• [Aim]: Write the data out again exactly, with no pictures.
*****
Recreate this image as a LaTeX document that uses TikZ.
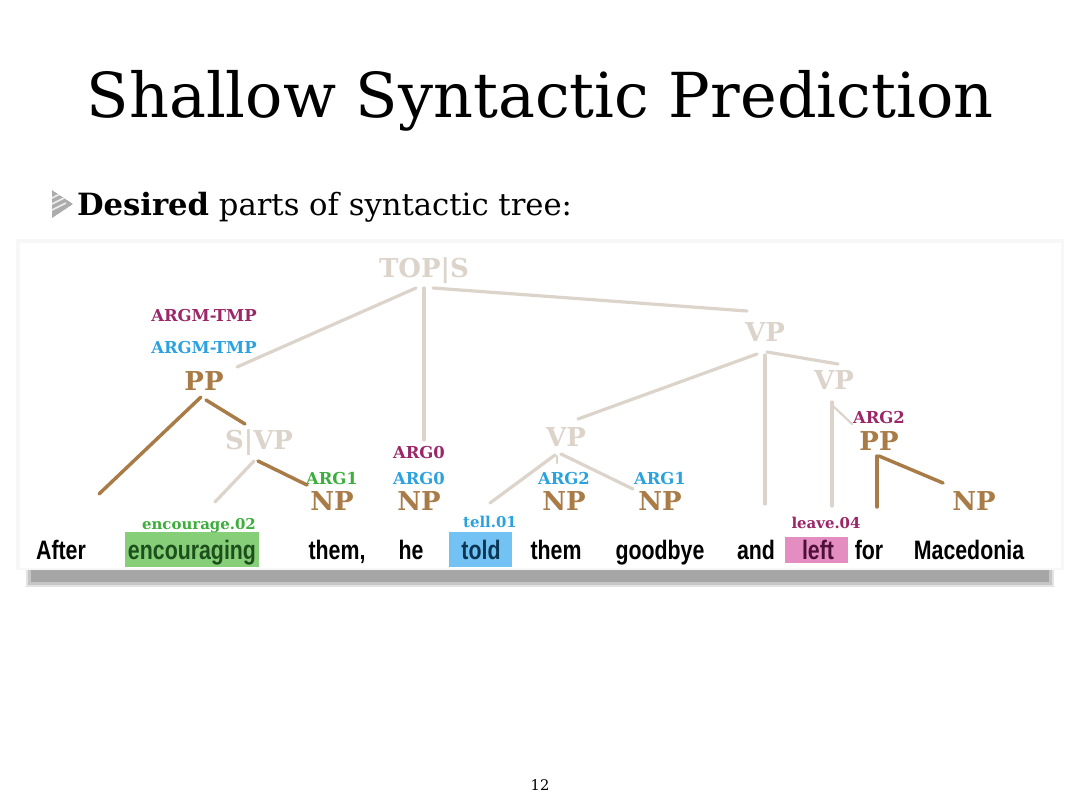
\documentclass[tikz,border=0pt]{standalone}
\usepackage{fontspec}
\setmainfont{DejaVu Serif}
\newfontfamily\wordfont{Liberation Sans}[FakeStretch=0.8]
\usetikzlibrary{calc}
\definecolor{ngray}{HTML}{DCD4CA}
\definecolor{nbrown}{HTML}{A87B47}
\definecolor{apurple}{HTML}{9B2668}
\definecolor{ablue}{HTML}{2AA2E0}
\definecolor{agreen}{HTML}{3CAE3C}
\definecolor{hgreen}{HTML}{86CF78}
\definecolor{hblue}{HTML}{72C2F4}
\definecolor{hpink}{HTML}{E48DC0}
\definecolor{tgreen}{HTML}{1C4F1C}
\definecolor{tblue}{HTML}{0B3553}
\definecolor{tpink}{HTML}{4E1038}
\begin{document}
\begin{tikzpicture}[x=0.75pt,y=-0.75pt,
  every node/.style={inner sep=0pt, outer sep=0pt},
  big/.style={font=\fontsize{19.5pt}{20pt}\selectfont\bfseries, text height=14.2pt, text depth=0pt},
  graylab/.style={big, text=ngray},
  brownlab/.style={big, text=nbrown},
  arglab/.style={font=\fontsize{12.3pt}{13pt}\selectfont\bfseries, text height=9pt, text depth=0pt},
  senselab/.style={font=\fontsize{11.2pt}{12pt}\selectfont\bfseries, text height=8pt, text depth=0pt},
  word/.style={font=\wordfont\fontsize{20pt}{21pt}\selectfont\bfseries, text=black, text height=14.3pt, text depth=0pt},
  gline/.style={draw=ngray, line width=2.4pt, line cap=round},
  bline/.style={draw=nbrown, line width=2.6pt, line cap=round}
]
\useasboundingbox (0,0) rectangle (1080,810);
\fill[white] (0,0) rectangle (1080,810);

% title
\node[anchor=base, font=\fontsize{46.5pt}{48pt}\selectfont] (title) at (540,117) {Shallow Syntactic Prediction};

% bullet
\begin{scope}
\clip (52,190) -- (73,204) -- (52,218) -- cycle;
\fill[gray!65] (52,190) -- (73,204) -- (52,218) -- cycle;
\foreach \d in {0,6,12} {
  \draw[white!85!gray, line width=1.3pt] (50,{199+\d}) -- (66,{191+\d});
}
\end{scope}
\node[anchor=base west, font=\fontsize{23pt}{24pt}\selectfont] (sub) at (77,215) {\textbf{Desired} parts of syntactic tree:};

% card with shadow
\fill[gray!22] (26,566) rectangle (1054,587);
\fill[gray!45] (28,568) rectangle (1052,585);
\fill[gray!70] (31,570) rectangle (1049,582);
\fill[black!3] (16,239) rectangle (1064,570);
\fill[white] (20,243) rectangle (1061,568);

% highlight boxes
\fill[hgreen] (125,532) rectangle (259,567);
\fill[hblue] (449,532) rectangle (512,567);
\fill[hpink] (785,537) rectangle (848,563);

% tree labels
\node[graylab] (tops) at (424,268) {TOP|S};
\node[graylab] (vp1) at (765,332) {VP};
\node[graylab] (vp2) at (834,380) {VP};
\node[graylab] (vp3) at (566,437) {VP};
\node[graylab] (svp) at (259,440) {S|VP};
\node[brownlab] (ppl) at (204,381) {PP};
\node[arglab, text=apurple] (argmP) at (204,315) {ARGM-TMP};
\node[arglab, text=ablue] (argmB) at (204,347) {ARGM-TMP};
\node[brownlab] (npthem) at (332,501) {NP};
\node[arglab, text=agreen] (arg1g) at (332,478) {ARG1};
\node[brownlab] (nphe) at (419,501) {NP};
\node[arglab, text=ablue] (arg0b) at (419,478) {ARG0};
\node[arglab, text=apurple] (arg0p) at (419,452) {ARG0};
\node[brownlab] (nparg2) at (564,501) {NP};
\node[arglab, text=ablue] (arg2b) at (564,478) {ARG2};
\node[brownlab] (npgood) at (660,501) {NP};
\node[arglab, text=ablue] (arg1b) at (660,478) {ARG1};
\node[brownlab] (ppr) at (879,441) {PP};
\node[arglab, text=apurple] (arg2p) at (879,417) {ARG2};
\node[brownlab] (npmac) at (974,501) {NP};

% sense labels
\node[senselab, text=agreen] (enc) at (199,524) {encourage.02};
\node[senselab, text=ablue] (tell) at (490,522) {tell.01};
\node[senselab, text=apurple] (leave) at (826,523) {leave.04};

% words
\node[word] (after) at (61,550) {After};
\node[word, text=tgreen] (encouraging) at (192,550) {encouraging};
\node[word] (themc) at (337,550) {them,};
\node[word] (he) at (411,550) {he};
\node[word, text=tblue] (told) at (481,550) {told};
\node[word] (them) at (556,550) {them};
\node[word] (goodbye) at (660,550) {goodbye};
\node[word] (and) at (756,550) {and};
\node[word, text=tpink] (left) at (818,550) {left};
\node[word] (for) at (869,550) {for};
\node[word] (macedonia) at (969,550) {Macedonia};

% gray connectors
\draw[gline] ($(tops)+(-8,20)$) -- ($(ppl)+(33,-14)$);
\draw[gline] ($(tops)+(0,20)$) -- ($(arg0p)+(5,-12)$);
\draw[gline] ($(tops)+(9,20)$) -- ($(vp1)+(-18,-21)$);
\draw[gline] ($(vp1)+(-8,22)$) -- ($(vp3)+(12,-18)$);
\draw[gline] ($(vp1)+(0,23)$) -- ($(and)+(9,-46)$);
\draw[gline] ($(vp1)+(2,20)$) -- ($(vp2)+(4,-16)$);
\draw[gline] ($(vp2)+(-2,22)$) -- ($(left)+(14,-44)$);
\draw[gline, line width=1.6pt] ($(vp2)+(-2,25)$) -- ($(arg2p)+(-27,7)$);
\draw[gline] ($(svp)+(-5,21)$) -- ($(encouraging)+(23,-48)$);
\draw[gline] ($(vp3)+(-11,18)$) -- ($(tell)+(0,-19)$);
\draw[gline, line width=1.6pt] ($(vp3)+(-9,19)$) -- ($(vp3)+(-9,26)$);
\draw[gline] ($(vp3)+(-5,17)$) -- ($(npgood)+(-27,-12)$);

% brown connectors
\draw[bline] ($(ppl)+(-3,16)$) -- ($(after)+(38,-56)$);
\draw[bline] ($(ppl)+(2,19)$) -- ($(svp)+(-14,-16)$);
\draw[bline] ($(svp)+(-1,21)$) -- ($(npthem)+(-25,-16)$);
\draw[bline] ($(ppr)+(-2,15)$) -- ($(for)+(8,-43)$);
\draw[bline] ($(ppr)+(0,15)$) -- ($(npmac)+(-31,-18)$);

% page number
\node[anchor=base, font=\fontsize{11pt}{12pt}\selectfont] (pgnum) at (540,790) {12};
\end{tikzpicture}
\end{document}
*****
• [Answer]:
Recreate this image as a LaTeX document that uses TikZ.
\documentclass[tikz,border=0pt]{standalone}
\usepackage{fontspec}
\setmainfont{DejaVu Serif}
\newfontfamily\wordfont{Liberation Sans}[FakeStretch=0.8]
\usetikzlibrary{calc}
\definecolor{ngray}{HTML}{DCD4CA}
\definecolor{nbrown}{HTML}{A87B47}
\definecolor{apurple}{HTML}{9B2668}
\definecolor{ablue}{HTML}{2AA2E0}
\definecolor{agreen}{HTML}{3CAE3C}
\definecolor{hgreen}{HTML}{86CF78}
\definecolor{hblue}{HTML}{72C2F4}
\definecolor{hpink}{HTML}{E48DC0}
\definecolor{tgreen}{HTML}{1C4F1C}
\definecolor{tblue}{HTML}{0B3553}
\definecolor{tpink}{HTML}{4E1038}
\begin{document}
\begin{tikzpicture}[x=0.75pt,y=-0.75pt,
  every node/.style={inner sep=0pt, outer sep=0pt},
  big/.style={font=\fontsize{19.5pt}{20pt}\selectfont\bfseries, text height=14.2pt, text depth=0pt},
  graylab/.style={big, text=ngray},
  brownlab/.style={big, text=nbrown},
  arglab/.style={font=\fontsize{12.3pt}{13pt}\selectfont\bfseries, text height=9pt, text depth=0pt},
  senselab/.style={font=\fontsize{11.2pt}{12pt}\selectfont\bfseries, text height=8pt, text depth=0pt},
  word/.style={font=\wordfont\fontsize{20pt}{21pt}\selectfont\bfseries, text=black, text height=14.3pt, text depth=0pt},
  gline/.style={draw=ngray, line width=2.4pt, line cap=round},
  bline/.style={draw=nbrown, line width=2.6pt, line cap=round}
]
\useasboundingbox (0,0) rectangle (1080,810);
\fill[white] (0,0) rectangle (1080,810);

% title
\node[anchor=base, font=\fontsize{46.5pt}{48pt}\selectfont] (title) at (540,117) {Shallow Syntactic Prediction};

% bullet
\begin{scope}
\clip (52,190) -- (73,204) -- (52,218) -- cycle;
\fill[gray!65] (52,190) -- (73,204) -- (52,218) -- cycle;
\foreach \d in {0,6,12} {
  \draw[white!85!gray, line width=1.3pt] (50,{199+\d}) -- (66,{191+\d});
}
\end{scope}
\node[anchor=base west, font=\fontsize{23pt}{24pt}\selectfont] (sub) at (77,215) {\textbf{Desired} parts of syntactic tree:};

% card with shadow
\fill[gray!22] (26,566) rectangle (1054,587);
\fill[gray!45] (28,568) rectangle (1052,585);
\fill[gray!70] (31,570) rectangle (1049,582);
\fill[black!3] (16,239) rectangle (1064,570);
\fill[white] (20,243) rectangle (1061,568);

% highlight boxes
\fill[hgreen] (125,532) rectangle (259,567);
\fill[hblue] (449,532) rectangle (512,567);
\fill[hpink] (785,537) rectangle (848,563);

% tree labels
\node[graylab] (tops) at (424,268) {TOP|S};
\node[graylab] (vp1) at (765,332) {VP};
\node[graylab] (vp2) at (834,380) {VP};
\node[graylab] (vp3) at (566,437) {VP};
\node[graylab] (svp) at (259,440) {S|VP};
\node[brownlab] (ppl) at (204,381) {PP};
\node[arglab, text=apurple] (argmP) at (204,315) {ARGM-TMP};
\node[arglab, text=ablue] (argmB) at (204,347) {ARGM-TMP};
\node[brownlab] (npthem) at (332,501) {NP};
\node[arglab, text=agreen] (arg1g) at (332,478) {ARG1};
\node[brownlab] (nphe) at (419,501) {NP};
\node[arglab, text=ablue] (arg0b) at (419,478) {ARG0};
\node[arglab, text=apurple] (arg0p) at (419,452) {ARG0};
\node[brownlab] (nparg2) at (564,501) {NP};
\node[arglab, text=ablue] (arg2b) at (564,478) {ARG2};
\node[brownlab] (npgood) at (660,501) {NP};
\node[arglab, text=ablue] (arg1b) at (660,478) {ARG1};
\node[brownlab] (ppr) at (879,441) {PP};
\node[arglab, text=apurple] (arg2p) at (879,417) {ARG2};
\node[brownlab] (npmac) at (974,501) {NP};

% sense labels
\node[senselab, text=agreen] (enc) at (199,524) {encourage.02};
\node[senselab, text=ablue] (tell) at (490,522) {tell.01};
\node[senselab, text=apurple] (leave) at (826,523) {leave.04};

% words
\node[word] (after) at (61,550) {After};
\node[word, text=tgreen] (encouraging) at (192,550) {encouraging};
\node[word] (themc) at (337,550) {them,};
\node[word] (he) at (411,550) {he};
\node[word, text=tblue] (told) at (481,550) {told};
\node[word] (them) at (556,550) {them};
\node[word] (goodbye) at (660,550) {goodbye};
\node[word] (and) at (756,550) {and};
\node[word, text=tpink] (left) at (818,550) {left};
\node[word] (for) at (869,550) {for};
\node[word] (macedonia) at (969,550) {Macedonia};

% gray connectors
\draw[gline] ($(tops)+(-8,20)$) -- ($(ppl)+(33,-14)$);
\draw[gline] ($(tops)+(0,20)$) -- ($(arg0p)+(5,-12)$);
\draw[gline] ($(tops)+(9,20)$) -- ($(vp1)+(-18,-21)$);
\draw[gline] ($(vp1)+(-8,22)$) -- ($(vp3)+(12,-18)$);
\draw[gline] ($(vp1)+(0,23)$) -- ($(and)+(9,-46)$);
\draw[gline] ($(vp1)+(2,20)$) -- ($(vp2)+(4,-16)$);
\draw[gline] ($(vp2)+(-2,22)$) -- ($(left)+(14,-44)$);
\draw[gline, line width=1.6pt] ($(vp2)+(-2,25)$) -- ($(arg2p)+(-27,7)$);
\draw[gline] ($(svp)+(-5,21)$) -- ($(encouraging)+(23,-48)$);
\draw[gline] ($(vp3)+(-11,18)$) -- ($(tell)+(0,-19)$);
\draw[gline, line width=1.6pt] ($(vp3)+(-9,19)$) -- ($(vp3)+(-9,26)$);
\draw[gline] ($(vp3)+(-5,17)$) -- ($(npgood)+(-27,-12)$);

% brown connectors
\draw[bline] ($(ppl)+(-3,16)$) -- ($(after)+(38,-56)$);
\draw[bline] ($(ppl)+(2,19)$) -- ($(svp)+(-14,-16)$);
\draw[bline] ($(svp)+(-1,21)$) -- ($(npthem)+(-25,-16)$);
\draw[bline] ($(ppr)+(-2,15)$) -- ($(for)+(8,-43)$);
\draw[bline] ($(ppr)+(0,15)$) -- ($(npmac)+(-31,-18)$);

% page number
\node[anchor=base, font=\fontsize{11pt}{12pt}\selectfont] (pgnum) at (540,790) {12};
\end{tikzpicture}
\end{document}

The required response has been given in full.